# Stated task:
Print, word for word, the opening line of the data below and every line after it through the line that contains "['#000000', '#ff0000', '#0000ff', '#cc00ff', '#009999'];", but not the pictures.

# Data block:
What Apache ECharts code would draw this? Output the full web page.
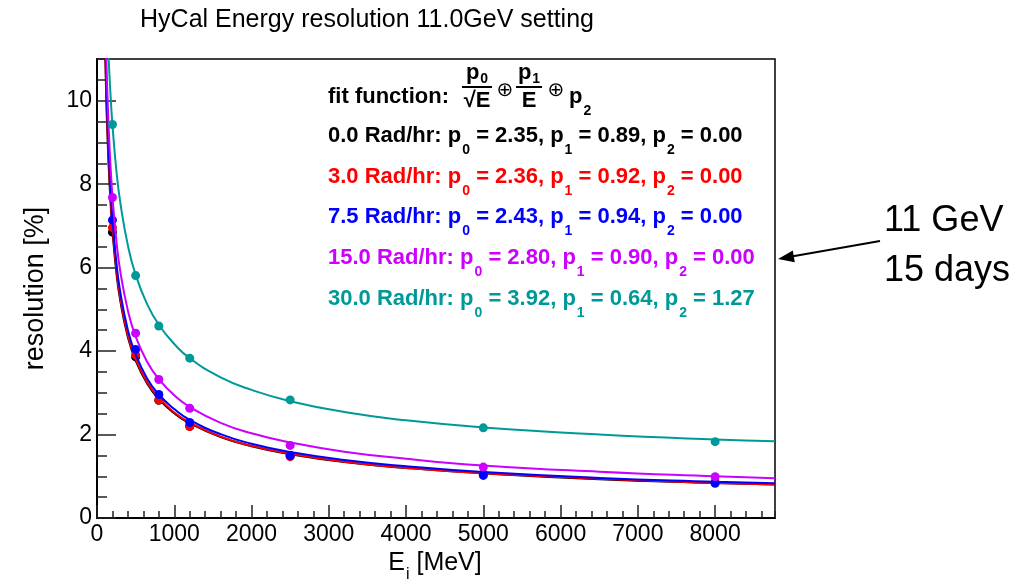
<!DOCTYPE html>
<html>
<head>
<meta charset="utf-8">
<script src="https://cdn.jsdelivr.net/npm/echarts@6/dist/echarts.min.js"></script>
<style>
  html, body { margin: 0; padding: 0; background: #fff; }
  #main { width: 1032px; height: 579px; }
</style>
</head>
<body>
<div id="main"></div>
<script>
// measured points (x in MeV, resolution in %)
var energies = [200, 500, 800, 1200, 2500, 5000, 8000];
var res00 = [6.85, 3.86, 2.82, 2.20, 1.50, 1.05, 0.85];
var res30 = [6.96, 3.91, 2.83, 2.19, 1.47, 1.05, 0.85];
var res75 = [7.14, 4.04, 2.96, 2.29, 1.49, 1.02, 0.83];
var res150 = [7.68, 4.43, 3.32, 2.63, 1.74, 1.22, 0.99];
var res300 = [9.43, 5.81, 4.60, 3.83, 2.83, 2.16, 1.83];

// fit curves read along x
var curveE = [100, 120, 140, 160, 180, 200, 250, 300, 400, 500, 650, 800, 1000, 1200, 1600, 2000, 2500, 3200, 4000, 5000, 6500, 8000, 8775];
var fit00 = [11.59, 10.05, 8.94, 8.09, 7.42, 6.89, 5.90, 5.22, 4.33, 3.77, 3.22, 2.85, 2.51, 2.27, 1.94, 1.72, 1.53, 1.34, 1.20, 1.07, 0.93, 0.84, 0.80];
var fit30 = [11.85, 10.26, 9.11, 8.24, 7.55, 7.00, 5.99, 5.29, 4.38, 3.81, 3.25, 2.88, 2.53, 2.29, 1.95, 1.73, 1.54, 1.35, 1.20, 1.07, 0.94, 0.84, 0.80];
var fit75 = [12.14, 10.52, 9.34, 8.45, 7.75, 7.18, 6.14, 5.43, 4.50, 3.92, 3.34, 2.96, 2.61, 2.35, 2.01, 1.78, 1.58, 1.39, 1.24, 1.10, 0.96, 0.87, 0.83];
var fit150 = [12.63, 11.03, 9.87, 8.98, 8.28, 7.71, 6.66, 5.93, 4.97, 4.35, 3.74, 3.33, 2.94, 2.66, 2.28, 2.03, 1.81, 1.59, 1.42, 1.26, 1.11, 1.00, 0.95];
var fit300 = [14.01, 12.57, 11.50, 10.66, 9.98, 9.42, 8.34, 7.58, 6.53, 5.83, 5.12, 4.63, 4.17, 3.83, 3.37, 3.07, 2.80, 2.54, 2.34, 2.17, 2.00, 1.88, 1.84];

// fit parameters shown in the text box
var radLabels = ['0.0', '3.0', '7.5', '15.0', '30.0'];
var p0 = ['2.35', '2.36', '2.43', '2.80', '3.92'];
var p1 = ['0.89', '0.92', '0.94', '0.90', '0.64'];
var p2 = ['0.00', '0.00', '0.00', '0.00', '1.27'];
var colors = ['#000000', '#ff0000', '#0000ff', '#cc00ff', '#009999'];

var FONT = '"Liberation Sans", Arial, Helvetica, sans-serif';

function zip(xs, ys) {
    return xs.map(function (x, i) { return [x, ys[i]]; });
}

var pts = [res00, res30, res75, res150, res300];
var fits = [fit00, fit30, fit75, fit150, fit300];

var series = [];
for (var k = 0; k < 5; k++) {
    series.push({
        type: 'line',
        data: zip(curveE, fits[k]),
        showSymbol: false,
        smooth: true,
        clip: true,
        lineStyle: { color: colors[k], width: 2 },
        z: 2 + k
    });
    series.push({
        type: 'scatter',
        data: zip(energies, pts[k]),
        symbolSize: 9,
        itemStyle: { color: colors[k], opacity: 1 },
        z: 2 + k
    });
}

// text box lines
var rich = {
    m: { fontSize: 22, fontWeight: 'bold', fontFamily: FONT, lineHeight: 22, verticalAlign: 'top' },
    s: { fontSize: 14, fontWeight: 'bold', fontFamily: FONT, lineHeight: 14, verticalAlign: 'top', padding: [18, 0, 0, 1] }
};
var lineTops = [125, 166, 206, 247, 288];
var graphics = [];
for (var j = 0; j < 5; j++) {
    graphics.push({
        type: 'text', x: 328, y: lineTops[j],
        style: {
            text: '{m|' + radLabels[j] + ' Rad/hr: p}{s|0}{m| = ' + p0[j] + ', p}{s|1}{m| = ' + p1[j] + ', p}{s|2}{m| = ' + p2[j] + '}',
            fill: colors[j], rich: rich, textVerticalAlign: 'top'
        }
    });
}

var bold22 = 'bold 22px ' + FONT;
var richNum = {
    m: { fontSize: 22, fontWeight: 'bold', fontFamily: FONT, lineHeight: 22, verticalAlign: 'top' },
    s: { fontSize: 14, fontWeight: 'bold', fontFamily: FONT, lineHeight: 14, verticalAlign: 'top', padding: [10, 0, 0, 1] }
};
graphics = graphics.concat([
    { type: 'text', x: 328, y: 97, style: { text: 'fit function:', font: bold22, fill: '#000', textVerticalAlign: 'middle' } },
    { type: 'text', x: 477, y: 62, style: { text: '{m|p}{s|0}', rich: richNum, fill: '#000', textAlign: 'center', textVerticalAlign: 'top' } },
    { type: 'line', shape: { x1: 462, y1: 87, x2: 492, y2: 87 }, style: { stroke: '#000', lineWidth: 2 } },
    { type: 'text', x: 477, y: 101, style: { text: '\u221AE', font: bold22, fill: '#000', textAlign: 'center', textVerticalAlign: 'middle' } },
    { type: 'text', x: 505, y: 91, style: { text: '\u2295', font: '20px "DejaVu Sans", sans-serif', fill: '#000', textAlign: 'center', textVerticalAlign: 'middle' } },
    { type: 'text', x: 529, y: 62, style: { text: '{m|p}{s|1}', rich: richNum, fill: '#000', textAlign: 'center', textVerticalAlign: 'top' } },
    { type: 'line', shape: { x1: 516, y1: 87, x2: 542, y2: 87 }, style: { stroke: '#000', lineWidth: 2 } },
    { type: 'text', x: 529, y: 101, style: { text: 'E', font: bold22, fill: '#000', textAlign: 'center', textVerticalAlign: 'middle' } },
    { type: 'text', x: 556, y: 91, style: { text: '\u2295', font: '20px "DejaVu Sans", sans-serif', fill: '#000', textAlign: 'center', textVerticalAlign: 'middle' } },
    { type: 'text', x: 569, y: 86, style: { text: '{m|p}{s|2}', rich: rich, fill: '#000', textVerticalAlign: 'top' } },

    // title
    { type: 'text', x: 367, y: 20, style: { text: 'HyCal Energy resolution 11.0GeV setting', font: '25px ' + FONT, fill: '#000', textAlign: 'center', textVerticalAlign: 'middle' } },
    // x axis title
    { type: 'text', x: 435, y: 551, style: {
        text: '{a|E}{b|i}{a| [MeV]}', textAlign: 'center', textVerticalAlign: 'top', fill: '#000',
        rich: {
            a: { fontSize: 25, fontFamily: FONT, lineHeight: 25, verticalAlign: 'top' },
            b: { fontSize: 16, fontFamily: FONT, lineHeight: 16, verticalAlign: 'top', padding: [16, 0, 0, 1] }
        }
    } },
    // annotation
    { type: 'text', x: 884, y: 221, style: { text: '11 GeV', font: '36px ' + FONT, fill: '#000', textVerticalAlign: 'middle' } },
    { type: 'text', x: 884, y: 271, style: { text: '15 days', font: '36px ' + FONT, fill: '#000', textVerticalAlign: 'middle' } },
    { type: 'line', shape: { x1: 880, y1: 241, x2: 793, y2: 256.3 }, style: { stroke: '#000', lineWidth: 2 } },
    { type: 'polygon', shape: { points: [[778, 259], [794.8, 262.3], [792.8, 250.5]] }, style: { fill: '#000' } }
]);

var myChart = echarts.init(document.getElementById('main'), null, { renderer: 'canvas' });

var tickStyle = { color: '#222', width: 1.5 };
var labelStyle = { fontSize: 23, color: '#000', fontFamily: FONT };

var option = {
    animation: false,
    backgroundColor: '#fff',
    grid: { left: 97, right: 257, top: 59, bottom: 61, show: true, borderColor: '#000', borderWidth: 1.5, backgroundColor: 'transparent' },
    xAxis: [{
        type: 'value', min: 0, max: 8775, interval: 1000, position: 'bottom',
        axisLine: { lineStyle: { color: '#000', width: 2 } },
        axisTick: { inside: true, length: 13, lineStyle: tickStyle },
        axisLabel: { showMaxLabel: false, margin: 5, formatter: function (v) { return String(v); }, ...labelStyle },
        splitLine: { show: false }
    }, {
        type: 'value', min: 0, max: 8775, interval: 200, position: 'bottom',
        axisLine: { show: false },
        axisTick: { inside: true, length: 7, lineStyle: tickStyle },
        axisLabel: { show: false },
        splitLine: { show: false }
    }],
    yAxis: [{
        type: 'value', min: 0, max: 11, interval: 2, position: 'left',
        name: 'resolution [%]', nameLocation: 'middle', nameGap: 48, nameRotate: 90,
        nameTextStyle: { fontSize: 27, color: '#000', fontFamily: FONT },
        axisLine: { lineStyle: { color: '#000', width: 2 } },
        axisTick: { inside: true, length: 19, lineStyle: tickStyle },
        axisLabel: { showMaxLabel: false, margin: 5, ...labelStyle },
        splitLine: { show: false }
    }, {
        type: 'value', min: 0, max: 11, interval: 0.5, position: 'left',
        axisLine: { show: false },
        axisTick: { inside: true, length: 10, lineStyle: tickStyle },
        axisLabel: { show: false },
        splitLine: { show: false }
    }],
    series: series,
    graphic: graphics
};

myChart.setOption(option);
</script>
</body>
</html>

# Task result:
What Apache ECharts code would draw this? Output the full web page.
<!DOCTYPE html>
<html>
<head>
<meta charset="utf-8">
<script src="https://cdn.jsdelivr.net/npm/echarts@6/dist/echarts.min.js"></script>
<style>
  html, body { margin: 0; padding: 0; background: #fff; }
  #main { width: 1032px; height: 579px; }
</style>
</head>
<body>
<div id="main"></div>
<script>
// measured points (x in MeV, resolution in %)
var energies = [200, 500, 800, 1200, 2500, 5000, 8000];
var res00 = [6.85, 3.86, 2.82, 2.20, 1.50, 1.05, 0.85];
var res30 = [6.96, 3.91, 2.83, 2.19, 1.47, 1.05, 0.85];
var res75 = [7.14, 4.04, 2.96, 2.29, 1.49, 1.02, 0.83];
var res150 = [7.68, 4.43, 3.32, 2.63, 1.74, 1.22, 0.99];
var res300 = [9.43, 5.81, 4.60, 3.83, 2.83, 2.16, 1.83];

// fit curves read along x
var curveE = [100, 120, 140, 160, 180, 200, 250, 300, 400, 500, 650, 800, 1000, 1200, 1600, 2000, 2500, 3200, 4000, 5000, 6500, 8000, 8775];
var fit00 = [11.59, 10.05, 8.94, 8.09, 7.42, 6.89, 5.90, 5.22, 4.33, 3.77, 3.22, 2.85, 2.51, 2.27, 1.94, 1.72, 1.53, 1.34, 1.20, 1.07, 0.93, 0.84, 0.80];
var fit30 = [11.85, 10.26, 9.11, 8.24, 7.55, 7.00, 5.99, 5.29, 4.38, 3.81, 3.25, 2.88, 2.53, 2.29, 1.95, 1.73, 1.54, 1.35, 1.20, 1.07, 0.94, 0.84, 0.80];
var fit75 = [12.14, 10.52, 9.34, 8.45, 7.75, 7.18, 6.14, 5.43, 4.50, 3.92, 3.34, 2.96, 2.61, 2.35, 2.01, 1.78, 1.58, 1.39, 1.24, 1.10, 0.96, 0.87, 0.83];
var fit150 = [12.63, 11.03, 9.87, 8.98, 8.28, 7.71, 6.66, 5.93, 4.97, 4.35, 3.74, 3.33, 2.94, 2.66, 2.28, 2.03, 1.81, 1.59, 1.42, 1.26, 1.11, 1.00, 0.95];
var fit300 = [14.01, 12.57, 11.50, 10.66, 9.98, 9.42, 8.34, 7.58, 6.53, 5.83, 5.12, 4.63, 4.17, 3.83, 3.37, 3.07, 2.80, 2.54, 2.34, 2.17, 2.00, 1.88, 1.84];

// fit parameters shown in the text box
var radLabels = ['0.0', '3.0', '7.5', '15.0', '30.0'];
var p0 = ['2.35', '2.36', '2.43', '2.80', '3.92'];
var p1 = ['0.89', '0.92', '0.94', '0.90', '0.64'];
var p2 = ['0.00', '0.00', '0.00', '0.00', '1.27'];
var colors = ['#000000', '#ff0000', '#0000ff', '#cc00ff', '#009999'];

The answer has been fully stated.